D'ailleurs cette loi s'applique de plus en plus souvent. Au début elle visait surtout les détracteurs notoires du président russe, les opposants politiques, les médias indépendants (les seuls qui subsistent aujourd'hui sont tous en exil). Mais peu à peu la chape de plomb s'est abattue sur les citoyens ordinaires. Des milliers de Russes qui ont publiquement critiqué le conflit sont sanctionnés par des amendes.

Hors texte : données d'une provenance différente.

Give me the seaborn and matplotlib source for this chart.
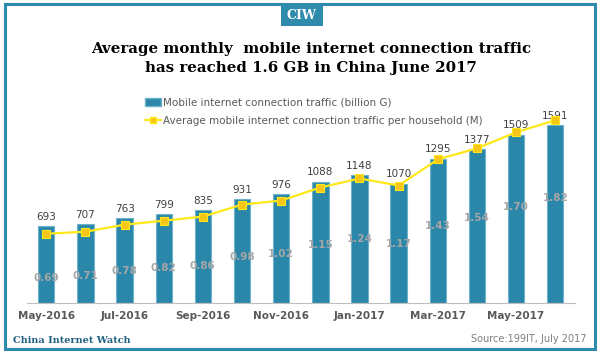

Des dizaines d'autres sont en attente de jugement ou ont déjà été condamnés à de lourdes peines. En mars un étudiant en informatique de 23 ans, Dmitri Ivanov, a été été puni de 8 ans et demi de prison. Sur sa chaîne Telegram "Protestny MGU" ("MGU qui proteste"), créée pour dénoncer les violations des droits des étudiants dans son université, il avait notamment publié des messages critiques contre l'opération russe et fait partager des déclarations du président ukrainien Volodymyr Zelensky. Une collégienne de 13 ans a elle été placée dans un orphelinat pour avoir réalisé un dessin contre la guerre et son père, qui lui aussi s'était prononcé contre la guerre a pris deux ans de colonie pénitentiaire.

Dire la vérité, la meilleure des plaisanteries

Le député Mikhaïl Abdalkine a lui été soutenu par les membres de son parti, d'ordinaire plutôt docile : "au lieu d'examiner les dossiers des tueurs, escrocs et de ceux qui volent réellement le patrimoine national, ils (les juges) ont décidé de punir par le rouble un homme qui a un point de vue différent de celui du régime au pouvoir", a déploré un député de la Douma (chambre basse du Parlement russe), le communiste Denis Parfionov, dans une interview à la chaîne Youtube Svobodnaïa Pressa.

L'intéressé dénonce sa condamnation comme "illégale, fondée sur des motifs politiques". Il refuse de baisser les bras et revendique le droit de rire en affichant sur son profil cette citation de l'écrivain Bernard Shaw : "La plaisanterie la plus drôle du monde… c'est de dire la vérité".